Eking out meager existence on routes difficult to serve by the steam ships which required vast amounts of coal to fire their hungry boilers, these tall ships and the sailors sailing them were the last of their breed. Sailed "in the traditional way with few labor saving devices or safety features", her sailors were a hard lot, working four hours on and four hours off 24 hours a day for the entire length of the voyage, sometime for more than a hundred days in a row.

Made famous by the sail training pioneer Irving Johnson, his footage filmed on board during a passage around Cape Horn in 1929 shocked experienced Cape Horn veterans and landsmen alike at the extreme conditions Peking experienced.

Today, the Peking is docked at the South Street Seaport in New York City, where she acts as a maritime museum.
Today, the Peking is docked at the South Street Seaport in New York City, where she acts as a maritime museum.

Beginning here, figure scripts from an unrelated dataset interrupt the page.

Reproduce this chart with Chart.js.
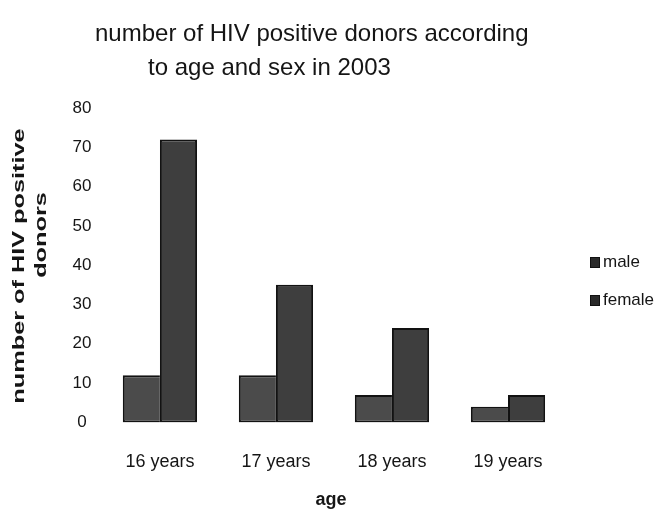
<!DOCTYPE html>
<html><head><meta charset="utf-8">
<script src="https://cdn.jsdelivr.net/npm/chart.js"></script>
<style>html,body{margin:0;padding:0;background:#fff}#wrap{width:659px;height:516px}</style>
</head><body><div id="wrap"><canvas id="c" width="659" height="516"></canvas></div>
<script>
const categories = ['16 years', '17 years', '18 years', '19 years'];
const seriesNames = ['male', 'female'];
const maleValues = [12, 12, 7, 4];
const femaleValues = [72, 35, 24, 7];
const yTicks = [0, 10, 20, 30, 40, 50, 60, 70, 80];
const titleLines = ['number of HIV positive donors according', 'to age and sex in 2003'];
const yTitleLines = ['number of HIV positive', 'donors'];
const xTitle = 'age';

const SANS = '"Liberation Sans", Arial, sans-serif';
const INK = '#151515';

const textLayer = {
  id: 'textLayer',
  afterDraw(chart) {
    const ctx = chart.ctx;
    const ca = chart.chartArea;
    ctx.save();
    ctx.fillStyle = INK;
    ctx.textBaseline = 'middle';
    // chart title (two lines, second indented)
    ctx.font = '24px ' + SANS;
    ctx.textAlign = 'left';
    ctx.fillText(titleLines[0], 95, 34);
    ctx.fillText(titleLines[1], 148, 68);
    // x axis title
    ctx.font = 'bold 18px ' + SANS;
    ctx.textAlign = 'center';
    ctx.fillText(xTitle, (ca.left + ca.right) / 2 - 3, 500);
    // y axis title, rotated and stretched along its length
    ctx.font = 'bold 16px ' + SANS;
    const yPos = [[20, 266], [42, 235]];
    yTitleLines.forEach((t, i) => {
      ctx.save();
      ctx.translate(yPos[i][0], yPos[i][1]);
      ctx.rotate(-Math.PI / 2);
      ctx.scale(1.58, 1);
      ctx.fillText(t, 0, 0);
      ctx.restore();
    });
    // legend
    ctx.font = '17px ' + SANS;
    ctx.textAlign = 'left';
    const legY = [262, 300];
    chart.data.datasets.forEach((ds, i) => {
      ctx.fillStyle = '#2a2a2a';
      ctx.fillRect(590, legY[i] - 5, 10, 11);
      ctx.strokeStyle = '#111';
      ctx.lineWidth = 1;
      ctx.strokeRect(590.5, legY[i] - 4.5, 9, 10);
      ctx.fillStyle = INK;
      ctx.fillText(ds.label, 603, legY[i]);
    });
    ctx.restore();
  }
};

new Chart(document.getElementById('c'), {
  type: 'bar',
  data: {
    labels: categories,
    datasets: [
      {
        label: seriesNames[0],
        data: maleValues,
        backgroundColor: '#4b4b4b',
        borderColor: '#121212',
        borderWidth: {left: 2, top: 2, bottom: 2, right: 0},
        borderSkipped: false,
        categoryPercentage: 0.64,
        barPercentage: 1.0
      },
      {
        label: seriesNames[1],
        data: femaleValues,
        backgroundColor: '#3e3e3e',
        borderColor: '#121212',
        borderWidth: 2,
        borderSkipped: false,
        categoryPercentage: 0.64,
        barPercentage: 1.0
      }
    ]
  },
  options: {
    responsive: false,
    devicePixelRatio: 1,
    animation: false,
    layout: {padding: {top: 108, right: 93, bottom: 14, left: 62}},
    plugins: {
      legend: {display: false},
      title: {display: false},
      tooltip: {enabled: false}
    },
    scales: {
      x: {
        grid: {display: false, drawTicks: false},
        border: {display: false},
        ticks: {font: {family: SANS, size: 18}, color: INK, padding: 29, maxRotation: 0}
      },
      y: {
        min: 0,
        max: 80,
        grid: {display: false, drawTicks: false},
        border: {display: false},
        afterBuildTicks: s => { s.ticks = yTicks.map(v => ({value: v})); },
        ticks: {font: {family: SANS, size: 17}, color: INK, padding: 10.5, crossAlign: 'center'}
      }
    }
  },
  plugins: [textLayer]
});
</script>
</body></html>
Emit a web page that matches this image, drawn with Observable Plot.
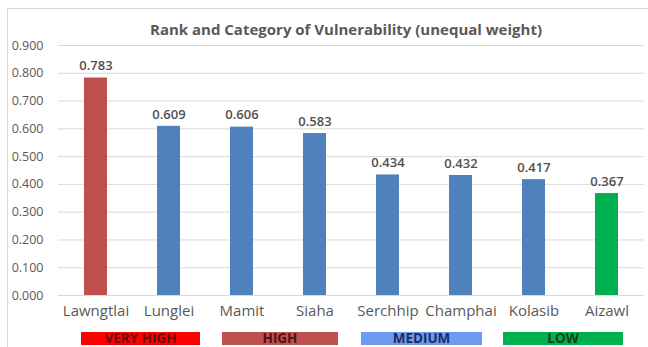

She was in Valparaiso at the outbreak of World War I, and was awarded to Italy as war reparations. She was sold back to the original owners, the Laeisz brothers in 1923, and continued in the nitrate trade until traffic through the Panama Canal proved quicker and more economical.

In 1932, she was sold for £6,250 to Shaftesbury Homes. She was first towed to Greenhithe, renamed Arethusa II and moored alongside the existing Arethusa I. In July 1933, she was moved to her new permanent mooring off Upnor on the River Medway,where she worked as a children's home and training school. She was officially "opened" by HRH Prince George on 25 July 1933. During World War II she served in the Royal Navy as HMS Pekin.

She was retired in 1975 and sold to Jack Aron, for the South Street Seaport Museum, New York City in the United States, where she is still moored.